Same here, problems are gone. I am posting quite fine


----------



## Done_Fishin (Oct 10, 2006)

That's the way it should be but good old Murphy is still lurking somewhere close by, waiting for us to prove his famous law once again .


----------



## WereBo (Apr 5, 2008)

Can't you ban him from the forum? :grin:


----------



## Redeye3323 (Sep 20, 2009)

The problems seemed to have been solved, looked to me like a PHP error which could easily be corrected if your good with PHP (trust me, I had so many of these types of errors when coding games...)


----------



## Done_Fishin (Oct 10, 2006)

:lol: nice try ...


----------



## SABL (Jul 4, 2008)

WereBo said:


> Can't you ban him from the forum? :grin:


Wrong thread...or are you trying to combine the banning thread with the questions thread?? Now you got me doing it... OK this is the new thread and will be called questionable banning...:grin:



> The problems seemed to have been solved, looked to me like a PHP error which could easily be corrected if your good with PHP (trust me, I had so many of these types of errors when coding games...)

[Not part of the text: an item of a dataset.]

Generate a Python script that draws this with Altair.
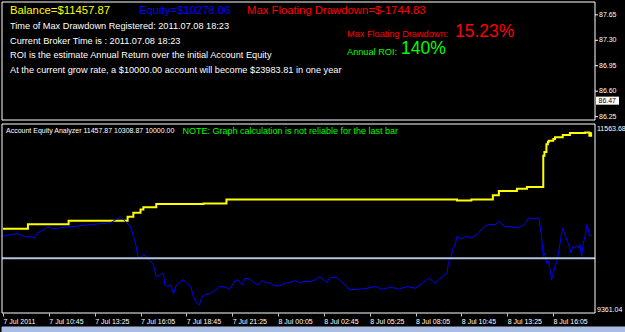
import json
import altair as alt
import pandas as pd

# ---------------- data ----------------
price_ticks = [87.65, 87.30, 86.95, 86.60, 86.25]
current_price = [86.47]
price_domain = [86.204, 87.826]

header_texts = ["Balance=$11457.87", "Equity=$10278.06", "Max Floating Drawdown=$-1744.83"]
header_colors = ["#ffff00", "#0000ff", "#ff0000"]
info_lines = [
    "Time of Max Drawdown Registered: 2011.07.08 18:23",
    "Current Broker Time is : 2011.07.08 18:23",
    "ROI is the estimate Annual Return over the initial Account Equity",
    "At the current grow rate, a $10000.00 account will become $23983.81 in one year",
]
stat_labels = ["Max Floating Drawdown:", "Annual ROI:"]
stat_values = ["15.23%", "140%"]
stat_colors = ["#ff0000", "#00ff00"]

indicator_label = "Account Equity Analyzer 11457.87 10308.87 10000.00"
note_text = "NOTE: Graph calculation is not reliable for the last bar"
equity_min = [9361.04]
equity_max = [11563.68]
initial_equity = [10000.0]

# time = minutes after 7 Jul 2011 08:05
x_tick_labels = ["7 Jul 2011", "7 Jul 10:45", "7 Jul 13:25", "7 Jul 16:05", "7 Jul 18:45",
                 "7 Jul 21:25", "8 Jul 00:05", "8 Jul 02:45", "8 Jul 05:25", "8 Jul 08:05",
                 "8 Jul 10:45", "8 Jul 13:25", "8 Jul 16:05"]
x_tick_minutes = [0, 160, 320, 480, 640, 800, 960, 1120, 1280, 1440, 1600, 1760, 1920]
x_domain = [-3.5, 2066.6]

balance_t = [0, 87, 229, 435, 455, 480, 490, 535, 700, 780, 1585, 1635, 1710, 1731, 1794,
             1829, 1886, 1890, 1897, 1902, 1905, 1921, 1927, 1954, 1979, 2032, 2047, 2053, 2055]
balance_v = [10342, 10396, 10435, 10482, 10529, 10568, 10594, 10630, 10638, 10685, 10673, 10685,
             10732, 10782, 10810, 10829, 11193, 11236, 11329, 11353, 11368, 11388, 11408, 11435,
             11458, 11466, 11427, 11458, 11458]

equity_t = [0, 30, 50, 65, 80, 100, 110, 120, 145, 155, 170, 200, 225, 255, 285, 310, 345, 375,
            395, 410, 420, 430, 445, 455, 465, 470, 480, 490, 505, 515, 525, 535, 550, 560, 565,
            575, 585, 595, 605, 620, 630, 640, 655, 665, 675, 685, 695, 705, 725, 740, 755, 775,
            790, 810, 820, 835, 845, 860, 880, 890, 905, 920, 930, 950, 965, 985, 1000, 1020,
            1035, 1055, 1070, 1090, 1105, 1120, 1130, 1140, 1165, 1180, 1200, 1210, 1245, 1270,
            1300, 1325, 1355, 1380, 1410, 1440, 1465, 1485, 1510, 1520, 1535, 1550, 1555, 1565,
            1570, 1580, 1585, 1600, 1615, 1635, 1655, 1675, 1695, 1720, 1730, 1750, 1775, 1800,
            1820, 1835, 1855, 1870, 1875, 1880, 1886, 1892, 1898, 1904, 1910, 1915, 1921, 1927,
            1933, 1939, 1945, 1950, 1954, 1959, 1966, 1970, 1977, 1982, 1989, 1996, 2003, 2009,
            2014, 2020, 2026, 2032, 2038, 2044, 2047, 2055]
equity_v = [10255, 10275, 10287, 10263, 10248, 10248, 10236, 10295, 10333, 10372, 10342, 10353,
            10365, 10372, 10384, 10392, 10404, 10412, 10451, 10482, 10451, 10419, 10372, 10255,
            10138, 10021, 10002, 10041, 10002, 9962, 9923, 9786, 9806, 9826, 9689, 9669, 9689,
            9584, 9689, 9728, 9748, 9709, 9669, 9552, 9482, 9455, 9552, 9572, 9592, 9622, 9669,
            9662, 9639, 9736, 9748, 9689, 9768, 9759, 9709, 9689, 9739, 9709, 9716, 9677, 9677,
            9709, 9716, 9739, 9716, 9728, 9728, 9748, 9786, 9748, 9716, 9768, 9779, 9728, 9669,
            9631, 9639, 9650, 9669, 9639, 9662, 9639, 9669, 9650, 9709, 9768, 9709, 9748, 9786,
            9826, 9943, 10021, 10099, 10178, 10255, 10225, 10255, 10236, 10275, 10353, 10392,
            10392, 10431, 10372, 10365, 10353, 10392, 10471, 10459, 10471, 10372, 10255, 10021,
            10060, 9943, 9962, 9865, 9748, 9826, 9904, 9962, 10060, 10178, 10295, 10353, 10295,
            10236, 10196, 10138, 10060, 10138, 10119, 10146, 10119, 10158, 10021, 10178, 10255,
            10392, 10333, 10255, 10278]

# ---------------- layout / style ----------------
W = 593
H = 330
EQ_BOTTOM = 311
TOP_H = 118
BOT_Y0 = 122
FONT = "Liberation Sans"
AXSIZE = 7


def label(txt, x, y, color, size, font=FONT):
    return alt.Chart(pd.DataFrame({"t": [txt]})).mark_text(
        align="left", baseline="middle", color=color, fontSize=size, font=font
    ).encode(x=alt.value(x), y=alt.value(y), text="t:N")


def frame(y0, y1):
    return alt.Chart(pd.DataFrame({"a": [0]})).mark_rect(
        filled=False, stroke="#ffffff", strokeWidth=1
    ).encode(x=alt.value(0), x2=alt.value(W), y=alt.value(y0), y2=alt.value(y1))


# ---------------- price panel ----------------
y_price = alt.Y("price:Q", axis=None,
                scale=alt.Scale(domain=price_domain, range=[TOP_H, 0], nice=False, zero=False))
price_df = pd.DataFrame({"price": price_ticks})
cur_df = pd.DataFrame({"price": current_price})

price_tick_marks = alt.Chart(price_df).mark_rule(color="#ffffff").encode(
    x=alt.value(W), x2=alt.value(W + 3), y=y_price)
price_tick_labels = alt.Chart(price_df).mark_text(
    align="left", baseline="middle", color="#ffffff", fontSize=AXSIZE, font=FONT
).encode(x=alt.value(W + 4), y=y_price, text=alt.Text("price:Q", format=".2f"))
cur_box = alt.Chart(cur_df).mark_point(
    shape="M-1,-0.35L1,-0.35L1,0.35L-1,0.35Z", filled=True, color="#ffffff",
    size=529, opacity=1, strokeWidth=0
).encode(x=alt.value(W + 12.5), y=y_price)
cur_txt = alt.Chart(cur_df).mark_text(
    align="left", baseline="middle", color="#000000", fontSize=AXSIZE, font=FONT
).encode(x=alt.value(W + 3.5), y=y_price, text=alt.Text("price:Q", format=".2f"))

price_panel = alt.layer(price_tick_marks, price_tick_labels, cur_box, cur_txt)

# ---------------- indicator panel ----------------
bal_df = pd.DataFrame({"t": balance_t, "v": balance_v})
eq_df = pd.DataFrame({"t": equity_t, "v": equity_v})

label_expr = f"{json.dumps(x_tick_labels)}[indexof({json.dumps(x_tick_minutes)}, datum.value)]"
x_time = alt.X(
    "t:Q",
    scale=alt.Scale(domain=x_domain, nice=False, zero=False),
    axis=alt.Axis(values=x_tick_minutes, labelExpr=label_expr, title=None, grid=False,
                  domain=False, tickColor="#c8c8c8", tickSize=3, labelPadding=1,
                  labelAlign="left", labelFlush=False, labelOverlap=False,
                  offset=EQ_BOTTOM - H,
                  labelColor="#ffffff", labelFont=FONT, labelFontSize=AXSIZE),
)
y_eq = alt.Y("v:Q", axis=None,
             scale=alt.Scale(domain=[equity_min[0], equity_max[0]], range=[EQ_BOTTOM, BOT_Y0],
                             nice=False, zero=False))

bal_line = alt.Chart(bal_df).mark_line(
    color="#ffff00", strokeWidth=2, interpolate="step-after").encode(x=x_time, y=y_eq)
eq_line = alt.Chart(eq_df).mark_line(color="#0000ff", strokeWidth=1).encode(x=x_time, y=y_eq)
init_rule = alt.Chart(pd.DataFrame({"v": initial_equity})).mark_rule(
    color="#b0c4de", strokeWidth=2).encode(y=y_eq, x=alt.value(0), x2=alt.value(W))
max_lbl = alt.Chart(pd.DataFrame({"v": equity_max})).mark_text(
    align="left", baseline="top", color="#ffffff", fontSize=AXSIZE, font=FONT, dy=1
).encode(x=alt.value(W + 2), y=y_eq, text=alt.Text("v:Q", format=".2f"))
min_lbl = alt.Chart(pd.DataFrame({"v": equity_min})).mark_text(
    align="left", baseline="bottom", color="#ffffff", fontSize=AXSIZE, font=FONT
).encode(x=alt.value(W + 2), y=y_eq, text=alt.Text("v:Q", format=".2f"))

eq_panel = alt.layer(bal_line, eq_line, init_rule, max_lbl, min_lbl)

# ---------------- texts, frames, window strip ----------------
strip = alt.Chart(pd.DataFrame({"a": [0]})).mark_rect(
    filled=True, fill="#a9bce2", stroke="#a9bce2", strokeWidth=1, opacity=1
).encode(x=alt.value(0), x2=alt.value(W + 30), y=alt.value(H - 5), y2=alt.value(H))
strip_line = alt.Chart(pd.DataFrame({"a": [0]})).mark_rule(
    color="#a9bce2", strokeWidth=4
).encode(x=alt.value(0), x2=alt.value(W + 30), y=alt.value(H - 2.5))

deco = [frame(0, TOP_H), frame(BOT_Y0, EQ_BOTTOM), strip, strip_line,
        label(header_texts[0], 8, 8.8, header_colors[0], 11.3),
        label(header_texts[1], 137, 8.8, header_colors[1], 11.3),
        label(header_texts[2], 245, 8.8, header_colors[2], 11.3)]
for i, line in enumerate(info_lines):
    deco.append(label(line, 8, 23.8 + i * 14.7, "#ffffff", 9.2))
deco += [
    label(stat_labels[0], 345, 31.7, stat_colors[0], 9.2),
    label(stat_values[0], 453, 29.7, stat_colors[0], 17.5),
    label(stat_labels[1], 345, 49.7, stat_colors[1], 9.2),
    label(stat_values[1], 399, 47.3, stat_colors[1], 17.5),
    label(indicator_label, 4, BOT_Y0 + 6.7, "#ffffff", AXSIZE),
    label(note_text, 180.5, BOT_Y0 + 6.7, "#00ff00", 9),
]

chart = alt.layer(
    eq_panel, price_panel, alt.layer(*deco)
).resolve_scale(y="independent").properties(
    width=W, height=H,
    background="#000000",
    padding={"left": 2, "top": 2, "right": 30, "bottom": 0},
    autosize=alt.AutoSizeParams(type="none"),
).configure_view(strokeWidth=0)

chart.save("out.html", embed_options={"renderer": "svg", "actions": False})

It may seem easy, but at least one of the bosses was up very late (or early) this morning and Jason deserves a round of applause and a well deserved thank-you. The same goes for any other member of the staff involved in the "emergency" maintenance that went on behind the scenes.


----------



## Redeye3323 (Sep 20, 2009)

SABL said:


> Wrong thread...or are you trying to combine the banning thread with the questions thread?? Now you got me doing it... OK this is the new thread and will be called questionable banning...:grin:
> 
> 
> 
> It may seem easy, but at least one of the bosses was up very late (or early) this morning and Jason deserves a round of applause and a well deserved thank-you. The same goes for any other member of the staff involved in the "emergency" maintenance that went on behind the scenes.

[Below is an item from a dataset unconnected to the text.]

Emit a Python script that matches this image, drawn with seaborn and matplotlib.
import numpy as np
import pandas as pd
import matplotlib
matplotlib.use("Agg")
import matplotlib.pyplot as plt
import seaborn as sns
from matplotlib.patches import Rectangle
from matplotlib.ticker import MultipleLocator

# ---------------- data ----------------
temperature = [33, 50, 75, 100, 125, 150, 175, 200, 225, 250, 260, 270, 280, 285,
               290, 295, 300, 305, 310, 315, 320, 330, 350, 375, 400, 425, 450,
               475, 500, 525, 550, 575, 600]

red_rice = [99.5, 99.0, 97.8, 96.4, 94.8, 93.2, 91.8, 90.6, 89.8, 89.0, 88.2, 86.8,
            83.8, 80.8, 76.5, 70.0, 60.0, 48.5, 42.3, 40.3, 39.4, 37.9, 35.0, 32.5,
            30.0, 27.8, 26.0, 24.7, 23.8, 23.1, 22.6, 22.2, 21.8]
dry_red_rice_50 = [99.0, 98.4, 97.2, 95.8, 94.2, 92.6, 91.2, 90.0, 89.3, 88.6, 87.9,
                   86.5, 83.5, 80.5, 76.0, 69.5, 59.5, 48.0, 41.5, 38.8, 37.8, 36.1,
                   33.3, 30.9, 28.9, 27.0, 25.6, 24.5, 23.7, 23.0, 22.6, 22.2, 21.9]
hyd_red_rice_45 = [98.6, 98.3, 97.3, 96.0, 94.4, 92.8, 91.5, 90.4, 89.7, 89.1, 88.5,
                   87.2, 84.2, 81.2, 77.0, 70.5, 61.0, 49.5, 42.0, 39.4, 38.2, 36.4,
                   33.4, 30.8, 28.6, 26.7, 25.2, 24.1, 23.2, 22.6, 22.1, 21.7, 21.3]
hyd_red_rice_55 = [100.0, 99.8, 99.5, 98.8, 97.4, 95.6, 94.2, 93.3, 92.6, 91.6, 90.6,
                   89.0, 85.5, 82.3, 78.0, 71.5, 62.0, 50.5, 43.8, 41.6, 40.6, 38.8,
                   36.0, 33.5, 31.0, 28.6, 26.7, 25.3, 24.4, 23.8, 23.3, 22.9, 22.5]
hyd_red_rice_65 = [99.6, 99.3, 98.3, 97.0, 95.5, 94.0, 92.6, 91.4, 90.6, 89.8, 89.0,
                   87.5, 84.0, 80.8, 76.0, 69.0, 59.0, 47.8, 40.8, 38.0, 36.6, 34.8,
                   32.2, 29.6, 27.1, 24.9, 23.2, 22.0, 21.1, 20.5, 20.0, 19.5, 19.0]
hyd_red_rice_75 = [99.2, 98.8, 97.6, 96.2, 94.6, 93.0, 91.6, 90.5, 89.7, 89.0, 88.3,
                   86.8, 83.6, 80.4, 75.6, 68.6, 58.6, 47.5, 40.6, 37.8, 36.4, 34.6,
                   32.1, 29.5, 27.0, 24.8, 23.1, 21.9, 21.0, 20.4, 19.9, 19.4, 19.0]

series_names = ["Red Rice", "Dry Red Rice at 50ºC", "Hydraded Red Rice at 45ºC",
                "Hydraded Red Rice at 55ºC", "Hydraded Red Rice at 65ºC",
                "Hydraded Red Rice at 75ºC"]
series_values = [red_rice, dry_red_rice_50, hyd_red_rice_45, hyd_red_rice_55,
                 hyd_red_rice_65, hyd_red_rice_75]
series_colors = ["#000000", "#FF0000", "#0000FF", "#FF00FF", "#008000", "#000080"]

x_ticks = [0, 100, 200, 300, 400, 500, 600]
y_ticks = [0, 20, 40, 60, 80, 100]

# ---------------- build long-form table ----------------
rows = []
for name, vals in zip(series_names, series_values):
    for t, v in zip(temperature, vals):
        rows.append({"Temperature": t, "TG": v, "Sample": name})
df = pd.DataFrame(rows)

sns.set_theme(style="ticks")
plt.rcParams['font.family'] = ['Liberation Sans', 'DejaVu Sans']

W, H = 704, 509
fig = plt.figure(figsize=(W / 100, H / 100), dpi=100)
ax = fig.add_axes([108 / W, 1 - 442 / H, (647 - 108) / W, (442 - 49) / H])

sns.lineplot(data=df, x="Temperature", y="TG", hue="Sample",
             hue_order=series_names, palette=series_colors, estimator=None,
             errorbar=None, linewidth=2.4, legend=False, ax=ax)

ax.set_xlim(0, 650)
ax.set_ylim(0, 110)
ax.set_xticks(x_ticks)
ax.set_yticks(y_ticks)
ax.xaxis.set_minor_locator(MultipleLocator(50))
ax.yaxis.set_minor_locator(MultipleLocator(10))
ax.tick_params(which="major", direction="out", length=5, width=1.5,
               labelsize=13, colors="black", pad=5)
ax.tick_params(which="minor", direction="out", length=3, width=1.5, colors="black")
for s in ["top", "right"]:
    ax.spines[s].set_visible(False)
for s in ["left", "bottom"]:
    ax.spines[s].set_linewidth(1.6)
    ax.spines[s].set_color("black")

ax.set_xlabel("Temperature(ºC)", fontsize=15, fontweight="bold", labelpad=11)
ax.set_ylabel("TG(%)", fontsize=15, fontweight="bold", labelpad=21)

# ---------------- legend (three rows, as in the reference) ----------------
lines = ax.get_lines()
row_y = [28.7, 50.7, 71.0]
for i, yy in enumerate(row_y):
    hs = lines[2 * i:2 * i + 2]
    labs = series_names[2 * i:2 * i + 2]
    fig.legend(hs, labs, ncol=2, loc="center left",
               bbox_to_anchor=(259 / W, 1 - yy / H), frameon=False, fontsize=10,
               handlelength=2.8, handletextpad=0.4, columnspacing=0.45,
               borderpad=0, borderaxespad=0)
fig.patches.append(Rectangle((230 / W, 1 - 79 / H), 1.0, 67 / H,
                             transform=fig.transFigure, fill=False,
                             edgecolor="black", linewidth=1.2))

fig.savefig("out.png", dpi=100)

They do deserve a round of applause because it may be easily fixed but finding the bloody thing sometimes can take a year to do and early in the morning, it's hard to open your eyes let alone edit php codes...

Well done to the admin team for all there hard work they put into TSF...


----------



## WereBo (Apr 5, 2008)

I'll 2nd that! :4-clap: :4-clap: :4-clap:


----------



## Redeye3323 (Sep 20, 2009)

To stop this thread going to off-topic, I made a new one where you can thank the admin team lol


----------



## SABL (Jul 4, 2008)

*What??* A thread go off topic?? *Never!!*

:hijacked:..and the OP says..:rippedhan

:laugh::laugh:


----------



## Redeye3323 (Sep 20, 2009)

In a certain section, I had 2 of mine go off-topic in one day and get locked by the Manager...

Now I make sure to keep On-Topic or else a TSF hitman will get me


----------



## WereBo (Apr 5, 2008)

:grin:


----------



## Redeye3323 (Sep 20, 2009)

Lol at the smilies.

We're going even more off-topic about Off-topicness. I can see a ban-hammer approaching so get back on-topic


----------



## Done_Fishin (Oct 10, 2006)

:lol: isn't great when people communicate :laugh:

Love those smilies .. must go back and reap a few 

:wave:


----------



## Redeye3323 (Sep 20, 2009)

Done_Fishin said:


> :lol: isn't great when people communicate :laugh:
> 
> Love those smilies .. must go back and reap a few
> 
> :wave:


I also like the lots of smilies...

...your getting this topic off-topic again... :upset: :laugh:

...The close-hammer is getting even closer now


----------